* GOAL:
Leaving the pictures out, print the lines from the first line of the listing through the line containing "-17.9], [10, -17.9]];", exactly as they read, and no others.

* INFORMATION SUPPLIED:

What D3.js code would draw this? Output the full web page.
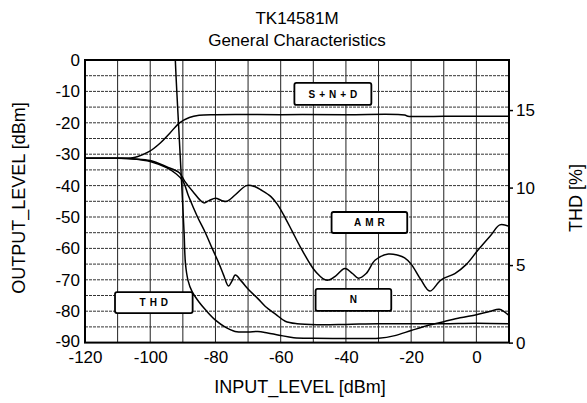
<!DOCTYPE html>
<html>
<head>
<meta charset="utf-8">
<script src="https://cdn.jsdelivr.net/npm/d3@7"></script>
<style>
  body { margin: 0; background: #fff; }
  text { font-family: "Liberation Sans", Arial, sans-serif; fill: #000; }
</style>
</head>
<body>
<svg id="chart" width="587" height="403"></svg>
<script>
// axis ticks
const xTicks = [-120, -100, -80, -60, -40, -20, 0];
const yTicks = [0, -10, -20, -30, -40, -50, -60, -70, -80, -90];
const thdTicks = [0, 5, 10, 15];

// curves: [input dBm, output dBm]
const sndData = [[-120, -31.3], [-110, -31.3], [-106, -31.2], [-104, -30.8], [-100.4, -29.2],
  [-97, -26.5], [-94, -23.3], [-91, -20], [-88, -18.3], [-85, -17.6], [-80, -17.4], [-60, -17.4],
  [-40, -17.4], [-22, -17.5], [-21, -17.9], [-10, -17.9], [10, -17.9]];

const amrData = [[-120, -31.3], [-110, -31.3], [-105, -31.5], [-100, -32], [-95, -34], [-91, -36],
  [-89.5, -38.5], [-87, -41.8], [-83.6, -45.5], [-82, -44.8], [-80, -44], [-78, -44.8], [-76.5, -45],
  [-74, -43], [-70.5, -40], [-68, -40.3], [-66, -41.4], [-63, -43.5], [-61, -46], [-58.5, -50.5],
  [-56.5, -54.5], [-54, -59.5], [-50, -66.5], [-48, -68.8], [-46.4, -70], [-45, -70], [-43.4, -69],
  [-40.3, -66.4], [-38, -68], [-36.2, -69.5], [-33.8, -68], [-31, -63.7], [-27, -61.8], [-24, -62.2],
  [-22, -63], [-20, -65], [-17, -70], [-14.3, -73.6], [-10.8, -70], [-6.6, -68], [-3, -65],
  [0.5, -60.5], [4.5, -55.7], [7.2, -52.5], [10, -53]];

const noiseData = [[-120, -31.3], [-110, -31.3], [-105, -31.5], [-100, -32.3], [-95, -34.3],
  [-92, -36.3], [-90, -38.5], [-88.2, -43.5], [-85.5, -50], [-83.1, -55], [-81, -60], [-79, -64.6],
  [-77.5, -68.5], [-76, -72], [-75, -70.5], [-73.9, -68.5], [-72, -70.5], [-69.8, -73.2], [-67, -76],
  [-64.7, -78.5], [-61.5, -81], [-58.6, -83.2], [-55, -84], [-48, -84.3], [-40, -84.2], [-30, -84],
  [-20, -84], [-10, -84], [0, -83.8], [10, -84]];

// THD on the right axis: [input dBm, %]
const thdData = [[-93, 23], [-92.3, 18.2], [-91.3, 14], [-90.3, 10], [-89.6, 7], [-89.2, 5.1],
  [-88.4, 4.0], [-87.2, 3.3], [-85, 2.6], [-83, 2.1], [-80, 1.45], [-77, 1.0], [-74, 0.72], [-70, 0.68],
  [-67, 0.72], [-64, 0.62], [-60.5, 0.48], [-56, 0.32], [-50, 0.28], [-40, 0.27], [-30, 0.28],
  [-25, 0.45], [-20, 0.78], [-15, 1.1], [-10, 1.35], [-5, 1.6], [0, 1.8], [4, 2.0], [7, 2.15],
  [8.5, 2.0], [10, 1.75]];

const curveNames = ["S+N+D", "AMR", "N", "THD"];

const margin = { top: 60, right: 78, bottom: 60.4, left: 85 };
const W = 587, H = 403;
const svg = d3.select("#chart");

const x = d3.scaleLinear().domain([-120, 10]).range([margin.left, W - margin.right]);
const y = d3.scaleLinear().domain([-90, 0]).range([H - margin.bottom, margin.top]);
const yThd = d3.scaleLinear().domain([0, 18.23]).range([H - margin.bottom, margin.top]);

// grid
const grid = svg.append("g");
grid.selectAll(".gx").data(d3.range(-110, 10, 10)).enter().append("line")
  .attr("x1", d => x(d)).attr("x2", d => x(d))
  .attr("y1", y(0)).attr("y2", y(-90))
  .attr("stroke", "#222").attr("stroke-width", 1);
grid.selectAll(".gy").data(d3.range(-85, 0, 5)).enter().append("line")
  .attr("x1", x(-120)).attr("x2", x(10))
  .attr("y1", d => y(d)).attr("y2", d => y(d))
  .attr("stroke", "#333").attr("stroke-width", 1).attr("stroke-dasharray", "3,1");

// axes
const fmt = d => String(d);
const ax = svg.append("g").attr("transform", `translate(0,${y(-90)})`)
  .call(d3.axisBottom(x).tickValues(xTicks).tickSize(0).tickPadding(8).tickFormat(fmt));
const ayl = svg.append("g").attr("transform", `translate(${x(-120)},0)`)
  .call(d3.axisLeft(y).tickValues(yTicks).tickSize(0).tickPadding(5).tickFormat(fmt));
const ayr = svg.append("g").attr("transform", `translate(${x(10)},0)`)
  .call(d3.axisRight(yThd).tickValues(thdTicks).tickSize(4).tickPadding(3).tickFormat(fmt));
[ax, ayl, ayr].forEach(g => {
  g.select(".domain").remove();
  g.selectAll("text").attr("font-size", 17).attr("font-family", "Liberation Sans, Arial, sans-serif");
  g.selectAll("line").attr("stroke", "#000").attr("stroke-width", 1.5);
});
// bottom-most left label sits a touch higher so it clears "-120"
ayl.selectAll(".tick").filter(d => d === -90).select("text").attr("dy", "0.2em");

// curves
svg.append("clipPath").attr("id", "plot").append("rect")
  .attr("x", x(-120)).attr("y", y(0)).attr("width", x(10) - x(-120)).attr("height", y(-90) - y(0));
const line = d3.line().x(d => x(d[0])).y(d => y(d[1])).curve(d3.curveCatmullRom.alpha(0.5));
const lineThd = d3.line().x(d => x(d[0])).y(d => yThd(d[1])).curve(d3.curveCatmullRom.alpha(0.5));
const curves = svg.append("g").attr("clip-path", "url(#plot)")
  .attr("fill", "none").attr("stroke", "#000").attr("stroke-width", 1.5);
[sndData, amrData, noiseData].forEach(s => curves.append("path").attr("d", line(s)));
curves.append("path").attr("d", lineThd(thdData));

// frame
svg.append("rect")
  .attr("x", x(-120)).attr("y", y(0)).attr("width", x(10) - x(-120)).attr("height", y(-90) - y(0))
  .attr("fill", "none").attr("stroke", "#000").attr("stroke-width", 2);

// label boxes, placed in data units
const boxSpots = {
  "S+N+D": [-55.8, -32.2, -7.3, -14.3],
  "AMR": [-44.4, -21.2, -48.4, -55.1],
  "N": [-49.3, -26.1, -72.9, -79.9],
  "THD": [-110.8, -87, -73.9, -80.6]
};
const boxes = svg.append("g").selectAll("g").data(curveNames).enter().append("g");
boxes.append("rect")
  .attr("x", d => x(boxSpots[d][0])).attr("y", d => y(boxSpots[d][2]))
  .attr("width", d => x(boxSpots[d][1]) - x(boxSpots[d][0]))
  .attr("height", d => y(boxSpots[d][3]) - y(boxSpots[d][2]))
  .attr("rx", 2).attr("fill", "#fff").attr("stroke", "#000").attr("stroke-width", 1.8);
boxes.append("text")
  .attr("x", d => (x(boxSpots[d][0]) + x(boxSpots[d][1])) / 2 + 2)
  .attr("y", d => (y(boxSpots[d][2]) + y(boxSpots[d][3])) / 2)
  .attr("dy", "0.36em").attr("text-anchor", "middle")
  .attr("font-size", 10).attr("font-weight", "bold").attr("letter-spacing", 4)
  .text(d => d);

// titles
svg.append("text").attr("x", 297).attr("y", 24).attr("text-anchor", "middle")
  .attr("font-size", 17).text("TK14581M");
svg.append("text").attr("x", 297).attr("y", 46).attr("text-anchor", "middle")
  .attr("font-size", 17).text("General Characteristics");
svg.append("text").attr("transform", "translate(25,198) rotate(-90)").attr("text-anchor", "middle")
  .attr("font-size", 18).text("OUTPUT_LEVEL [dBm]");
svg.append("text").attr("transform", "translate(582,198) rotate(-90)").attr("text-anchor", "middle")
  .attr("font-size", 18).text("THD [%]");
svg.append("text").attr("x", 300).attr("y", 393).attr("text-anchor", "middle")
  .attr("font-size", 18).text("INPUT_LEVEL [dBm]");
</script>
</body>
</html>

* COMPLETE ANSWER:
What D3.js code would draw this? Output the full web page.
<!DOCTYPE html>
<html>
<head>
<meta charset="utf-8">
<script src="https://cdn.jsdelivr.net/npm/d3@7"></script>
<style>
  body { margin: 0; background: #fff; }
  text { font-family: "Liberation Sans", Arial, sans-serif; fill: #000; }
</style>
</head>
<body>
<svg id="chart" width="587" height="403"></svg>
<script>
// axis ticks
const xTicks = [-120, -100, -80, -60, -40, -20, 0];
const yTicks = [0, -10, -20, -30, -40, -50, -60, -70, -80, -90];
const thdTicks = [0, 5, 10, 15];

// curves: [input dBm, output dBm]
const sndData = [[-120, -31.3], [-110, -31.3], [-106, -31.2], [-104, -30.8], [-100.4, -29.2],
  [-97, -26.5], [-94, -23.3], [-91, -20], [-88, -18.3], [-85, -17.6], [-80, -17.4], [-60, -17.4],
  [-40, -17.4], [-22, -17.5], [-21, -17.9], [-10, -17.9], [10, -17.9]];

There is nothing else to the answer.